------ Records for the task ------
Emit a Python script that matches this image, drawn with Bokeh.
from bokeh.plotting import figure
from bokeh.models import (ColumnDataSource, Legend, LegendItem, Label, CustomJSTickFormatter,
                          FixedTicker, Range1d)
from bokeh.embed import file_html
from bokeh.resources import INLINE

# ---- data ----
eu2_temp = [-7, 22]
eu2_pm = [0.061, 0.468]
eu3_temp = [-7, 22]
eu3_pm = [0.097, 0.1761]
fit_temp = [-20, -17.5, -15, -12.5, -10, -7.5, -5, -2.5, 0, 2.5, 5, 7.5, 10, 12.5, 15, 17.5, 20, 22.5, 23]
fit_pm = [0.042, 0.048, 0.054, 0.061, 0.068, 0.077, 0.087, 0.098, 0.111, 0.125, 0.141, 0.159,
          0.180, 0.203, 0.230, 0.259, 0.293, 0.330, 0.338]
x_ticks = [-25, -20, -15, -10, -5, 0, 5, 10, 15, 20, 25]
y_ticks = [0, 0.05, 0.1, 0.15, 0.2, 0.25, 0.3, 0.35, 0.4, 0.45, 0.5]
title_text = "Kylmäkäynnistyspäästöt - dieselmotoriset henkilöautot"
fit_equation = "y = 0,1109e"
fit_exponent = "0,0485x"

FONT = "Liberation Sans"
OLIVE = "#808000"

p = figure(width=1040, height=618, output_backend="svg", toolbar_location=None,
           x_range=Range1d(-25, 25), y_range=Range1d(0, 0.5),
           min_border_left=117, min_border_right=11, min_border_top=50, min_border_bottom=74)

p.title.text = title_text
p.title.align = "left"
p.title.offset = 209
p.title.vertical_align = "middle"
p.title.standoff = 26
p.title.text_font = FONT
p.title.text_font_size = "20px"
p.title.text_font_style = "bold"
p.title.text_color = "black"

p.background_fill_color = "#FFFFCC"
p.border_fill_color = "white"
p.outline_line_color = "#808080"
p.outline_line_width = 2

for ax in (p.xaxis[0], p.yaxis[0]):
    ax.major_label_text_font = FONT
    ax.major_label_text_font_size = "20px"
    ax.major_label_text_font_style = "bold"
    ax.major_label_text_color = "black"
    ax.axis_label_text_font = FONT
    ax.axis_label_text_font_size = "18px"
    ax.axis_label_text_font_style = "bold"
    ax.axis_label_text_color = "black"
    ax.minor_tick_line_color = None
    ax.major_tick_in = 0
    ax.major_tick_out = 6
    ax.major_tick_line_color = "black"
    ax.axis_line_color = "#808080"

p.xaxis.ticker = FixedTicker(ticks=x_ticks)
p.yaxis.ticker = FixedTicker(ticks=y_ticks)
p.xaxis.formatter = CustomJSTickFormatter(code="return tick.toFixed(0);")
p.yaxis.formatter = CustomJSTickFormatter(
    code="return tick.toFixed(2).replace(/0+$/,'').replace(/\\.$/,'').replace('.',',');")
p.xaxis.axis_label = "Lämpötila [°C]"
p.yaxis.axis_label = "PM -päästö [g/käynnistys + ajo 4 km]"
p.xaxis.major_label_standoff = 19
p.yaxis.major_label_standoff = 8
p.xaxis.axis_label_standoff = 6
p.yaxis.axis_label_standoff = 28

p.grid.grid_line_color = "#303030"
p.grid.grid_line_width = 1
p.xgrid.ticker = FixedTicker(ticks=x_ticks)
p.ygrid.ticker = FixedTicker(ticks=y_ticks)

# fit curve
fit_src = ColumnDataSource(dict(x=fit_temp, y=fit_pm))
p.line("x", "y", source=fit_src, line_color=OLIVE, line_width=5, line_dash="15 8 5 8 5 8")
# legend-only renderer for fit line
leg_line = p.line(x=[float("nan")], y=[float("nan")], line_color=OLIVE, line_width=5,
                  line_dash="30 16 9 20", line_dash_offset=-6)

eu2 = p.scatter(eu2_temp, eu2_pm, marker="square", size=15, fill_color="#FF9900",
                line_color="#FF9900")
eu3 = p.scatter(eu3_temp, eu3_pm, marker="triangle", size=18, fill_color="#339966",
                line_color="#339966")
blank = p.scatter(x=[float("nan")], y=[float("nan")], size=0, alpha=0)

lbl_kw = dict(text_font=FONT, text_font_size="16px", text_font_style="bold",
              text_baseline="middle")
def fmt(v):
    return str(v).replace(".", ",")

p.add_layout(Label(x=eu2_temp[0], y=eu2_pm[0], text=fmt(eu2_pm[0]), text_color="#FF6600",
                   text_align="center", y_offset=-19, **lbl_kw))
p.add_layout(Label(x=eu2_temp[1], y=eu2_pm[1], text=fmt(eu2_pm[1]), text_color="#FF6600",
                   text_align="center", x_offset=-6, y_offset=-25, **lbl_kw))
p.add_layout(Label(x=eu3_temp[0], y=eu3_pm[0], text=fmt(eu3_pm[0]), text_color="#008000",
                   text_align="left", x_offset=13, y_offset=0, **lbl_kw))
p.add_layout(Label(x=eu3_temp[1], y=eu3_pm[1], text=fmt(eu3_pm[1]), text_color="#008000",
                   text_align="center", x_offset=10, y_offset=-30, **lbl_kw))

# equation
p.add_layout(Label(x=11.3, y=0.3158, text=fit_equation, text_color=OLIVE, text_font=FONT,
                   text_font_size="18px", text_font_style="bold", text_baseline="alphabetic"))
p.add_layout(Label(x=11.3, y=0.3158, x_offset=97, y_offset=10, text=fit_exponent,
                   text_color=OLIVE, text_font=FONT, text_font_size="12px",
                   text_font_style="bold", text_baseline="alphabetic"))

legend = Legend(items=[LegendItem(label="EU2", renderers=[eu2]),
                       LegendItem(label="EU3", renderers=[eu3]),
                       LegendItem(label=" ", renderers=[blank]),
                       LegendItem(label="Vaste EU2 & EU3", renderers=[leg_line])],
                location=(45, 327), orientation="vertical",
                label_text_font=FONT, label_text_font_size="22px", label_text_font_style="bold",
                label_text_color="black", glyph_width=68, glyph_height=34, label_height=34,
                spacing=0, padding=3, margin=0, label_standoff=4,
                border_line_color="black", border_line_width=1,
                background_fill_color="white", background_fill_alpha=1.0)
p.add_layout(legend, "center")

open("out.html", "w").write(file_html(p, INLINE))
------
------ Records for the task ------
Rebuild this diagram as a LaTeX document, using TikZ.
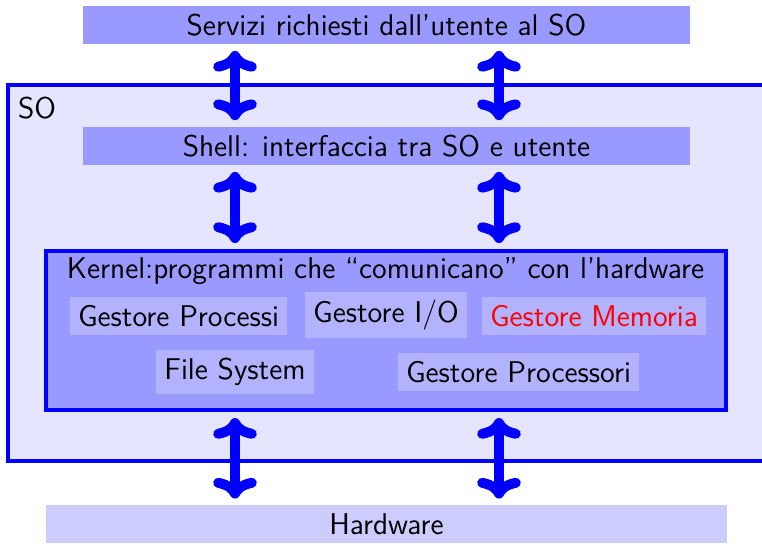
------
------ Records for the task ------
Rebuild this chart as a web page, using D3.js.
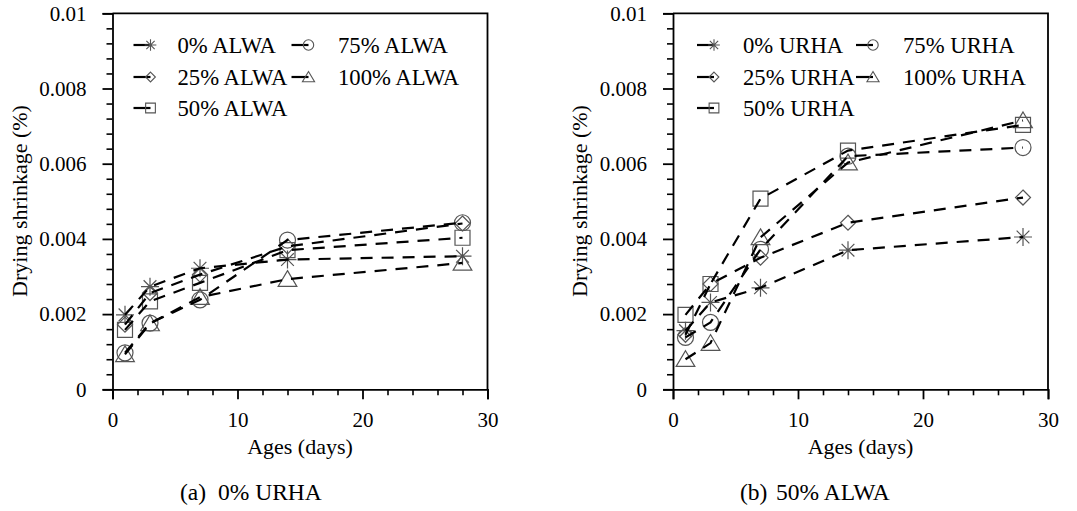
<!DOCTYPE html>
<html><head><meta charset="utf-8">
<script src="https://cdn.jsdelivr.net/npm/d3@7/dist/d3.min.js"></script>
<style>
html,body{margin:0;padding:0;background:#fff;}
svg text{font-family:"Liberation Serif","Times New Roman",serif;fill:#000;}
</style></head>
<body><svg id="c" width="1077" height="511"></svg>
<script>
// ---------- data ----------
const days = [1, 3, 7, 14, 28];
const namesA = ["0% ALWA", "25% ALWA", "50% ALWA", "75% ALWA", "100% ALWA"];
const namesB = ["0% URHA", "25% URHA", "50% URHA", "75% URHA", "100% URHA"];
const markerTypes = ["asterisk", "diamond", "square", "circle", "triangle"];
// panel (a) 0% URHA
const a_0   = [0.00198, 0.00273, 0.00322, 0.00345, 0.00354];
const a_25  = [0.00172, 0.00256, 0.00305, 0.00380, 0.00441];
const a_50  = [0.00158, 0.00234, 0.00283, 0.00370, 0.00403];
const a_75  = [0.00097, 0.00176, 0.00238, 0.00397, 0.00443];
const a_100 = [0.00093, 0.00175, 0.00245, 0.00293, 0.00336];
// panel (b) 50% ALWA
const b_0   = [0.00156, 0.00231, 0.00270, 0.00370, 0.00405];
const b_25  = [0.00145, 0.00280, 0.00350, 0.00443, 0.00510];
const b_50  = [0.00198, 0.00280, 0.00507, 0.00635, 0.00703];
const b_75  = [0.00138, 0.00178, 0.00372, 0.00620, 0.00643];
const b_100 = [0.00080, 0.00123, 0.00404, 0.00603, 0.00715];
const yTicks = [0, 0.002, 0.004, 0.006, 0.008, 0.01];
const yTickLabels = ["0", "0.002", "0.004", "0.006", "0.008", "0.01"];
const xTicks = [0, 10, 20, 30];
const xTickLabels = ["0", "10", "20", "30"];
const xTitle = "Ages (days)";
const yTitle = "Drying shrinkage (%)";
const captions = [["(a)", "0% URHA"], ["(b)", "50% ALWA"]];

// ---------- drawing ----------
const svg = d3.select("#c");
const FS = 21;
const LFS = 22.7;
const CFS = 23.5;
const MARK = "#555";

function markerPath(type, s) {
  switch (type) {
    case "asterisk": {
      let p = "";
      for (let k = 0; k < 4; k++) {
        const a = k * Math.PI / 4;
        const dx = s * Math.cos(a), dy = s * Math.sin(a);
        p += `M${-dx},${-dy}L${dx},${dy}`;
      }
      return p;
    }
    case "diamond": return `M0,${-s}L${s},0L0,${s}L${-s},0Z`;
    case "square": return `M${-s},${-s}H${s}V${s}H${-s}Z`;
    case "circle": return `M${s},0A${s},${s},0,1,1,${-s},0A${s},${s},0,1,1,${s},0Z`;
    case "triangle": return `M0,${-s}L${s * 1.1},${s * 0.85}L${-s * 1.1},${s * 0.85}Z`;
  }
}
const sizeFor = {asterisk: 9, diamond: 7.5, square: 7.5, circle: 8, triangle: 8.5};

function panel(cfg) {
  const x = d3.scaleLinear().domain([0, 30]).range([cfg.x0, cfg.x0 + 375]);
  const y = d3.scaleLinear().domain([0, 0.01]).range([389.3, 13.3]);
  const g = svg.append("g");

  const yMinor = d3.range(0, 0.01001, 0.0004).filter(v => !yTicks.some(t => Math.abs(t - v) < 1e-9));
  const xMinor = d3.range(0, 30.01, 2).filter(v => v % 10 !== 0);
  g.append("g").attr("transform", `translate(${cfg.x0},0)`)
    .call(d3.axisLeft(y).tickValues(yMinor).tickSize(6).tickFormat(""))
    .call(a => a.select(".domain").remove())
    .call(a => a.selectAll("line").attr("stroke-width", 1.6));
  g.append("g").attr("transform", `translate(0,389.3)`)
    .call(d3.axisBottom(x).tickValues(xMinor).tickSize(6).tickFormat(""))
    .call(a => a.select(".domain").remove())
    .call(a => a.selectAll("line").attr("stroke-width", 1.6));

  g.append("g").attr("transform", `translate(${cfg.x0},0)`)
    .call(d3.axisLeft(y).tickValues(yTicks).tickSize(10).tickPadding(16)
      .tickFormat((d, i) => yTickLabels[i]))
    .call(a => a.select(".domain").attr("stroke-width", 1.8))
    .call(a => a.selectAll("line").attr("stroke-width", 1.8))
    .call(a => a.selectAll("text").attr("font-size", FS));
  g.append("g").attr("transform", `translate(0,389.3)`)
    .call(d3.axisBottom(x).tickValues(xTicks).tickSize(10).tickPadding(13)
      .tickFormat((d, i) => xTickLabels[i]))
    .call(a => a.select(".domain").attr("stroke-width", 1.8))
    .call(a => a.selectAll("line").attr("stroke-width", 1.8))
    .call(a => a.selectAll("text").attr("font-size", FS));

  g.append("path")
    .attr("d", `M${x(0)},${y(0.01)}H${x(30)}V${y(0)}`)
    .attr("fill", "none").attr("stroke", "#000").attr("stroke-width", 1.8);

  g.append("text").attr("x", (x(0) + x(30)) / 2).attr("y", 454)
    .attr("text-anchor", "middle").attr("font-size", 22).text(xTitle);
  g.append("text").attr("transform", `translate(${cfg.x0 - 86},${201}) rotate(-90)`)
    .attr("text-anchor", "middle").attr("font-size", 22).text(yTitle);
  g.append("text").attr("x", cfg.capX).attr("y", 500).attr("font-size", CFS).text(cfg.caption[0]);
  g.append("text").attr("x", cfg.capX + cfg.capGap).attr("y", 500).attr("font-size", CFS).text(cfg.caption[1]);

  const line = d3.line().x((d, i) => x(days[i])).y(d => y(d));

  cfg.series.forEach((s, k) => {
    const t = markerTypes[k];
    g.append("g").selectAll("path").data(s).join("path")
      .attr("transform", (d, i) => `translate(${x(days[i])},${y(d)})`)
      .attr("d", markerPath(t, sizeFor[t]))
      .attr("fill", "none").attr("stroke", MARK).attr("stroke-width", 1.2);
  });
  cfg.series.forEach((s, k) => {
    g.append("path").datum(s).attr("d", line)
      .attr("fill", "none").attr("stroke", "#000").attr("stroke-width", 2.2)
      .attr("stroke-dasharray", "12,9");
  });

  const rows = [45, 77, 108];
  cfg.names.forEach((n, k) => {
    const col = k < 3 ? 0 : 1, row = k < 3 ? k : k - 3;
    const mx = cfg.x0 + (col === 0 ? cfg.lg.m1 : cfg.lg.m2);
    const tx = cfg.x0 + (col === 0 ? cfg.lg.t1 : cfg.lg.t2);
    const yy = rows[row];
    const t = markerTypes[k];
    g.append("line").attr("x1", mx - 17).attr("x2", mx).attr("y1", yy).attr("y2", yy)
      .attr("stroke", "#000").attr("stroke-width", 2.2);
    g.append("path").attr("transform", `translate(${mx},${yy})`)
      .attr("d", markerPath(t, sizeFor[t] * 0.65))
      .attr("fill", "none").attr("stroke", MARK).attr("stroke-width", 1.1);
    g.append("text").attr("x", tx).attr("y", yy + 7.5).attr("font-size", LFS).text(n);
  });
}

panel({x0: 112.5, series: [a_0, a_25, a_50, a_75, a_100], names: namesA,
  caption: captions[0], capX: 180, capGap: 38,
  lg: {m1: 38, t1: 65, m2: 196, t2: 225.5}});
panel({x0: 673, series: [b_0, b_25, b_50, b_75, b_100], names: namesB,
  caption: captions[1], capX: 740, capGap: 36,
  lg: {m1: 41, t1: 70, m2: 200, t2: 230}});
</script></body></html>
------
Prompt:
Starting at the line that contains "Emit a Python" and ending at the line that contains "from bokeh.resources import INLINE", repeat each line exactly, both ends included, and nothing else.

Answer to the problem:
Emit a Python script that matches this image, drawn with Bokeh.
from bokeh.plotting import figure
from bokeh.models import (ColumnDataSource, Legend, LegendItem, Label, CustomJSTickFormatter,
                          FixedTicker, Range1d)
from bokeh.embed import file_html
from bokeh.resources import INLINE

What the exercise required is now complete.